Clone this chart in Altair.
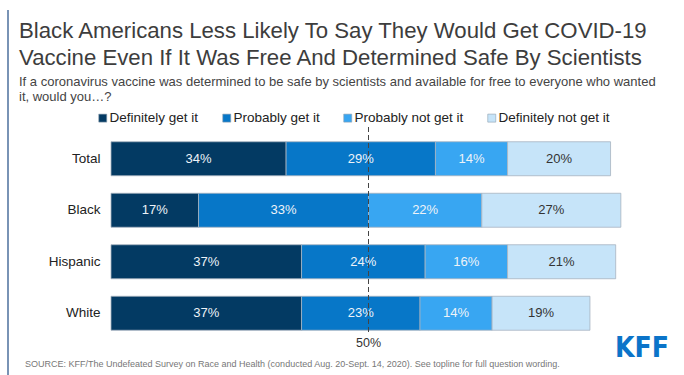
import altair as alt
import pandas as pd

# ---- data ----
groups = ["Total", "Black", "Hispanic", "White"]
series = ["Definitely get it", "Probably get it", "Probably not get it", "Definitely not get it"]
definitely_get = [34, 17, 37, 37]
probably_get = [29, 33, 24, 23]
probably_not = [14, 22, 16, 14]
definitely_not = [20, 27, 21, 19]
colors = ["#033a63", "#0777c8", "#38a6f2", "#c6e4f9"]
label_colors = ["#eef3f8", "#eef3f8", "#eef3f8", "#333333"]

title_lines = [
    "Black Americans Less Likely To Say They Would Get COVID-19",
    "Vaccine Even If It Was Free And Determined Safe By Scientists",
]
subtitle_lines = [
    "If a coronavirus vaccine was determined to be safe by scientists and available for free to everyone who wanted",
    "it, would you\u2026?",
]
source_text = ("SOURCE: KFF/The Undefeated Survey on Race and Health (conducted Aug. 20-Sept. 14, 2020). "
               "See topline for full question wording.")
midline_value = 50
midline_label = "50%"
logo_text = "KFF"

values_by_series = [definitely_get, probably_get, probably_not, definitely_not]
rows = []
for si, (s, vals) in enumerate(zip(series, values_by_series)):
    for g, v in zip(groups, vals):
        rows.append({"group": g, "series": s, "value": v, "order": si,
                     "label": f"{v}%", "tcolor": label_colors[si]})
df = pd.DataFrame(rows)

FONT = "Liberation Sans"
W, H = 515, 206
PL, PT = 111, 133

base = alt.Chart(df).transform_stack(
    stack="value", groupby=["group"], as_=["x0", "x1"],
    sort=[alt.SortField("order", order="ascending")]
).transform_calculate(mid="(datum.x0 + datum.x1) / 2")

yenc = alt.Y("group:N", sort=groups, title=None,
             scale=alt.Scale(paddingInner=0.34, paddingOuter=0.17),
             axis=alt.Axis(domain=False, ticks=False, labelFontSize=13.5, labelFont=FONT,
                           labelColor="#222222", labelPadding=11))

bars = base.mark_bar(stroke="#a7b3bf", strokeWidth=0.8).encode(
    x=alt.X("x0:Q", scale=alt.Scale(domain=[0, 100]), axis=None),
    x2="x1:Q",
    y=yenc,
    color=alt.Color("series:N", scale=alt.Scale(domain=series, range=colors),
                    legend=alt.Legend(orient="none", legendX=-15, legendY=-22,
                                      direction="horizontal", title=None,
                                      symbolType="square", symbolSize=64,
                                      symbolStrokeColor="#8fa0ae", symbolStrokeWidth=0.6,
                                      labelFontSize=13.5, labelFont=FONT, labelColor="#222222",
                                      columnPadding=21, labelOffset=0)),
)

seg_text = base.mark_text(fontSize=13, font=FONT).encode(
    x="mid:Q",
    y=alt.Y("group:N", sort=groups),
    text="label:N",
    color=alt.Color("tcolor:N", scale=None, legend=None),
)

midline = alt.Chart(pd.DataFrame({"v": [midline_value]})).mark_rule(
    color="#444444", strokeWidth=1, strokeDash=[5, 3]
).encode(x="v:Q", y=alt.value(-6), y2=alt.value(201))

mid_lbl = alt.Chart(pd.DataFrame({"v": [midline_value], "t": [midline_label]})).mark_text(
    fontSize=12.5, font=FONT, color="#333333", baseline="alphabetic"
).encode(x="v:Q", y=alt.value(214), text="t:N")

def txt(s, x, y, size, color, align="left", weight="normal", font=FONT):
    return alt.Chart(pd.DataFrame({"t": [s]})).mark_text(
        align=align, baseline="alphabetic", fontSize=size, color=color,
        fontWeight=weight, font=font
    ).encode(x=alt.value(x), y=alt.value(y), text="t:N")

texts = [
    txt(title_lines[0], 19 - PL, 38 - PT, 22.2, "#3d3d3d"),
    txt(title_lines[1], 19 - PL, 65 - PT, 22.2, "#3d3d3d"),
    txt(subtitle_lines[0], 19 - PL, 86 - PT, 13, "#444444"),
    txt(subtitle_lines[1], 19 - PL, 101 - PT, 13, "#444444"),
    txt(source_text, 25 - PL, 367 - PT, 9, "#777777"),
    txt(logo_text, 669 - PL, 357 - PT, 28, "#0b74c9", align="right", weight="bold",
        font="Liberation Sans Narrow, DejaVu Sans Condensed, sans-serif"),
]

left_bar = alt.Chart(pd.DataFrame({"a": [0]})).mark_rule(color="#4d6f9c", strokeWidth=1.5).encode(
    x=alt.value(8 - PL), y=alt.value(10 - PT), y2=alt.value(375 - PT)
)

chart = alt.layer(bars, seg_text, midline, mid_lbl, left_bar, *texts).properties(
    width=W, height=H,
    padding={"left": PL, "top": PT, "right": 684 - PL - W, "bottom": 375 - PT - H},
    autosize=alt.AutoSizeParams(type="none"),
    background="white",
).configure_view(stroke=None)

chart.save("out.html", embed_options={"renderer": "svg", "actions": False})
* * * * *
## Instruction
Leave the pictures out and copy the rest of the data exactly.

## Result of the exercise
Clone this chart in Altair.
import altair as alt
import pandas as pd

# ---- data ----
groups = ["Total", "Black", "Hispanic", "White"]
series = ["Definitely get it", "Probably get it", "Probably not get it", "Definitely not get it"]
definitely_get = [34, 17, 37, 37]
probably_get = [29, 33, 24, 23]
probably_not = [14, 22, 16, 14]
definitely_not = [20, 27, 21, 19]
colors = ["#033a63", "#0777c8", "#38a6f2", "#c6e4f9"]
label_colors = ["#eef3f8", "#eef3f8", "#eef3f8", "#333333"]

title_lines = [
    "Black Americans Less Likely To Say They Would Get COVID-19",
    "Vaccine Even If It Was Free And Determined Safe By Scientists",
]
subtitle_lines = [
    "If a coronavirus vaccine was determined to be safe by scientists and available for free to everyone who wanted",
    "it, would you\u2026?",
]
source_text = ("SOURCE: KFF/The Undefeated Survey on Race and Health (conducted Aug. 20-Sept. 14, 2020). "
               "See topline for full question wording.")
midline_value = 50
midline_label = "50%"
logo_text = "KFF"

values_by_series = [definitely_get, probably_get, probably_not, definitely_not]
rows = []
for si, (s, vals) in enumerate(zip(series, values_by_series)):
    for g, v in zip(groups, vals):
        rows.append({"group": g, "series": s, "value": v, "order": si,
                     "label": f"{v}%", "tcolor": label_colors[si]})
df = pd.DataFrame(rows)

FONT = "Liberation Sans"
W, H = 515, 206
PL, PT = 111, 133

base = alt.Chart(df).transform_stack(
    stack="value", groupby=["group"], as_=["x0", "x1"],
    sort=[alt.SortField("order", order="ascending")]
).transform_calculate(mid="(datum.x0 + datum.x1) / 2")

yenc = alt.Y("group:N", sort=groups, title=None,
             scale=alt.Scale(paddingInner=0.34, paddingOuter=0.17),
             axis=alt.Axis(domain=False, ticks=False, labelFontSize=13.5, labelFont=FONT,
                           labelColor="#222222", labelPadding=11))

bars = base.mark_bar(stroke="#a7b3bf", strokeWidth=0.8).encode(
    x=alt.X("x0:Q", scale=alt.Scale(domain=[0, 100]), axis=None),
    x2="x1:Q",
    y=yenc,
    color=alt.Color("series:N", scale=alt.Scale(domain=series, range=colors),
                    legend=alt.Legend(orient="none", legendX=-15, legendY=-22,
                                      direction="horizontal", title=None,
                                      symbolType="square", symbolSize=64,
                                      symbolStrokeColor="#8fa0ae", symbolStrokeWidth=0.6,
                                      labelFontSize=13.5, labelFont=FONT, labelColor="#222222",
                                      columnPadding=21, labelOffset=0)),
)

seg_text = base.mark_text(fontSize=13, font=FONT).encode(
    x="mid:Q",
    y=alt.Y("group:N", sort=groups),
    text="label:N",
    color=alt.Color("tcolor:N", scale=None, legend=None),
)

midline = alt.Chart(pd.DataFrame({"v": [midline_value]})).mark_rule(
    color="#444444", strokeWidth=1, strokeDash=[5, 3]
).encode(x="v:Q", y=alt.value(-6), y2=alt.value(201))

mid_lbl = alt.Chart(pd.DataFrame({"v": [midline_value], "t": [midline_label]})).mark_text(
    fontSize=12.5, font=FONT, color="#333333", baseline="alphabetic"
).encode(x="v:Q", y=alt.value(214), text="t:N")

def txt(s, x, y, size, color, align="left", weight="normal", font=FONT):
    return alt.Chart(pd.DataFrame({"t": [s]})).mark_text(
        align=align, baseline="alphabetic", fontSize=size, color=color,
        fontWeight=weight, font=font
    ).encode(x=alt.value(x), y=alt.value(y), text="t:N")

texts = [
    txt(title_lines[0], 19 - PL, 38 - PT, 22.2, "#3d3d3d"),
    txt(title_lines[1], 19 - PL, 65 - PT, 22.2, "#3d3d3d"),
    txt(subtitle_lines[0], 19 - PL, 86 - PT, 13, "#444444"),
    txt(subtitle_lines[1], 19 - PL, 101 - PT, 13, "#444444"),
    txt(source_text, 25 - PL, 367 - PT, 9, "#777777"),
    txt(logo_text, 669 - PL, 357 - PT, 28, "#0b74c9", align="right", weight="bold",
        font="Liberation Sans Narrow, DejaVu Sans Condensed, sans-serif"),
]

left_bar = alt.Chart(pd.DataFrame({"a": [0]})).mark_rule(color="#4d6f9c", strokeWidth=1.5).encode(
    x=alt.value(8 - PL), y=alt.value(10 - PT), y2=alt.value(375 - PT)
)

chart = alt.layer(bars, seg_text, midline, mid_lbl, left_bar, *texts).properties(
    width=W, height=H,
    padding={"left": PL, "top": PT, "right": 684 - PL - W, "bottom": 375 - PT - H},
    autosize=alt.AutoSizeParams(type="none"),
    background="white",
).configure_view(stroke=None)

chart.save("out.html", embed_options={"renderer": "svg", "actions": False})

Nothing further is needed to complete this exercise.